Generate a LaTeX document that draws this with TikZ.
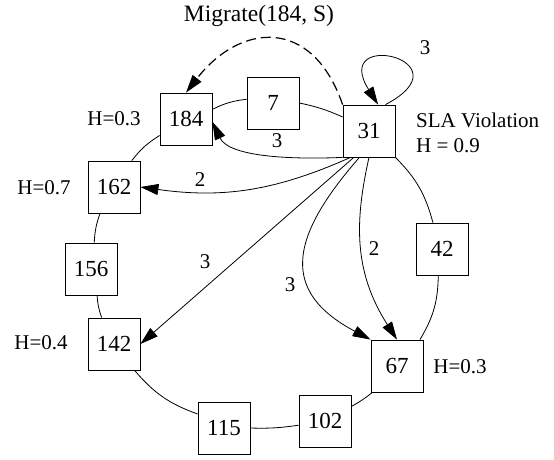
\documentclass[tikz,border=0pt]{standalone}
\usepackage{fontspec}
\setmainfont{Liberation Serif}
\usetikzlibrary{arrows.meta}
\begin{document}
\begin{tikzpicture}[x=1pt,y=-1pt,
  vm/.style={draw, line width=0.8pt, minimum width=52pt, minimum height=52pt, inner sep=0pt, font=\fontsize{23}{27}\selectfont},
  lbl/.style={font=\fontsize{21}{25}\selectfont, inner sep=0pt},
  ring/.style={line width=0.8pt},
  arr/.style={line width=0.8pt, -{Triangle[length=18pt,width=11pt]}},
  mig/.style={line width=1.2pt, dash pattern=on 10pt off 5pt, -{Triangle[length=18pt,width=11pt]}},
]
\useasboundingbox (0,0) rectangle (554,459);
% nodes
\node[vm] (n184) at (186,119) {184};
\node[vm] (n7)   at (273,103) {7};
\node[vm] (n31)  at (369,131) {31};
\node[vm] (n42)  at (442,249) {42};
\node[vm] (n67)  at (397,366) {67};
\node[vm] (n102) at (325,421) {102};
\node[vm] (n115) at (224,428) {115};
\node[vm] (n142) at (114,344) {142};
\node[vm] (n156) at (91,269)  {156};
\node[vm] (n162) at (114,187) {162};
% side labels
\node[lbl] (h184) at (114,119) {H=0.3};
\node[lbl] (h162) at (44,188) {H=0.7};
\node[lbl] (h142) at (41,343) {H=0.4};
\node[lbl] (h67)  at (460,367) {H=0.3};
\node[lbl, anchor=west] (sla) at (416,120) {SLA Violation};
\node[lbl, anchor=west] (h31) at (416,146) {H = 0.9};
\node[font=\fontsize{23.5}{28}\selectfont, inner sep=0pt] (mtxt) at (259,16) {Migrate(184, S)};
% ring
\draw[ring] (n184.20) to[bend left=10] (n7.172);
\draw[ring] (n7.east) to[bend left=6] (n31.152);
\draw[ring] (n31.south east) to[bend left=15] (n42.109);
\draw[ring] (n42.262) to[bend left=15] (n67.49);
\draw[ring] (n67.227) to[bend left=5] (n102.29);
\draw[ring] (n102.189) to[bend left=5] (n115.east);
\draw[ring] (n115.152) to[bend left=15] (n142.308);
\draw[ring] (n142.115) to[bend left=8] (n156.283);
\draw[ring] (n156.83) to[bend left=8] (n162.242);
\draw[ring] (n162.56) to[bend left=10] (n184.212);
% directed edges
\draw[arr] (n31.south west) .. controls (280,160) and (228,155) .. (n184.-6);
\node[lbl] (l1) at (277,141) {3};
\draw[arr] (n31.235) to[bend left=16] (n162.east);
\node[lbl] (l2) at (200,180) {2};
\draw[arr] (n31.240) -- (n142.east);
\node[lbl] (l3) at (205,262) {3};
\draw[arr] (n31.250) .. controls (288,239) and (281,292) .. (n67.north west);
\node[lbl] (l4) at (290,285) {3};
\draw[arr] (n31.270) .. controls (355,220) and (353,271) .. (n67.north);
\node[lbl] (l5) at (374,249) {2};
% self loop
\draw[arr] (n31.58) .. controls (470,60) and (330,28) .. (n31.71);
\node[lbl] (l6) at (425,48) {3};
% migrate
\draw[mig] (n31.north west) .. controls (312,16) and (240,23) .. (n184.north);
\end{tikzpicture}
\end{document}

# Set task
Copy the listing over exactly, skipping the pictures it holds.

# Solution for this exercise
Generate a LaTeX document that draws this with TikZ.
\documentclass[tikz,border=0pt]{standalone}
\usepackage{fontspec}
\setmainfont{Liberation Serif}
\usetikzlibrary{arrows.meta}
\begin{document}
\begin{tikzpicture}[x=1pt,y=-1pt,
  vm/.style={draw, line width=0.8pt, minimum width=52pt, minimum height=52pt, inner sep=0pt, font=\fontsize{23}{27}\selectfont},
  lbl/.style={font=\fontsize{21}{25}\selectfont, inner sep=0pt},
  ring/.style={line width=0.8pt},
  arr/.style={line width=0.8pt, -{Triangle[length=18pt,width=11pt]}},
  mig/.style={line width=1.2pt, dash pattern=on 10pt off 5pt, -{Triangle[length=18pt,width=11pt]}},
]
\useasboundingbox (0,0) rectangle (554,459);
% nodes
\node[vm] (n184) at (186,119) {184};
\node[vm] (n7)   at (273,103) {7};
\node[vm] (n31)  at (369,131) {31};
\node[vm] (n42)  at (442,249) {42};
\node[vm] (n67)  at (397,366) {67};
\node[vm] (n102) at (325,421) {102};
\node[vm] (n115) at (224,428) {115};
\node[vm] (n142) at (114,344) {142};
\node[vm] (n156) at (91,269)  {156};
\node[vm] (n162) at (114,187) {162};
% side labels
\node[lbl] (h184) at (114,119) {H=0.3};
\node[lbl] (h162) at (44,188) {H=0.7};
\node[lbl] (h142) at (41,343) {H=0.4};
\node[lbl] (h67)  at (460,367) {H=0.3};
\node[lbl, anchor=west] (sla) at (416,120) {SLA Violation};
\node[lbl, anchor=west] (h31) at (416,146) {H = 0.9};
\node[font=\fontsize{23.5}{28}\selectfont, inner sep=0pt] (mtxt) at (259,16) {Migrate(184, S)};
% ring
\draw[ring] (n184.20) to[bend left=10] (n7.172);
\draw[ring] (n7.east) to[bend left=6] (n31.152);
\draw[ring] (n31.south east) to[bend left=15] (n42.109);
\draw[ring] (n42.262) to[bend left=15] (n67.49);
\draw[ring] (n67.227) to[bend left=5] (n102.29);
\draw[ring] (n102.189) to[bend left=5] (n115.east);
\draw[ring] (n115.152) to[bend left=15] (n142.308);
\draw[ring] (n142.115) to[bend left=8] (n156.283);
\draw[ring] (n156.83) to[bend left=8] (n162.242);
\draw[ring] (n162.56) to[bend left=10] (n184.212);
% directed edges
\draw[arr] (n31.south west) .. controls (280,160) and (228,155) .. (n184.-6);
\node[lbl] (l1) at (277,141) {3};
\draw[arr] (n31.235) to[bend left=16] (n162.east);
\node[lbl] (l2) at (200,180) {2};
\draw[arr] (n31.240) -- (n142.east);
\node[lbl] (l3) at (205,262) {3};
\draw[arr] (n31.250) .. controls (288,239) and (281,292) .. (n67.north west);
\node[lbl] (l4) at (290,285) {3};
\draw[arr] (n31.270) .. controls (355,220) and (353,271) .. (n67.north);
\node[lbl] (l5) at (374,249) {2};
% self loop
\draw[arr] (n31.58) .. controls (470,60) and (330,28) .. (n31.71);
\node[lbl] (l6) at (425,48) {3};
% migrate
\draw[mig] (n31.north west) .. controls (312,16) and (240,23) .. (n184.north);
\end{tikzpicture}
\end{document}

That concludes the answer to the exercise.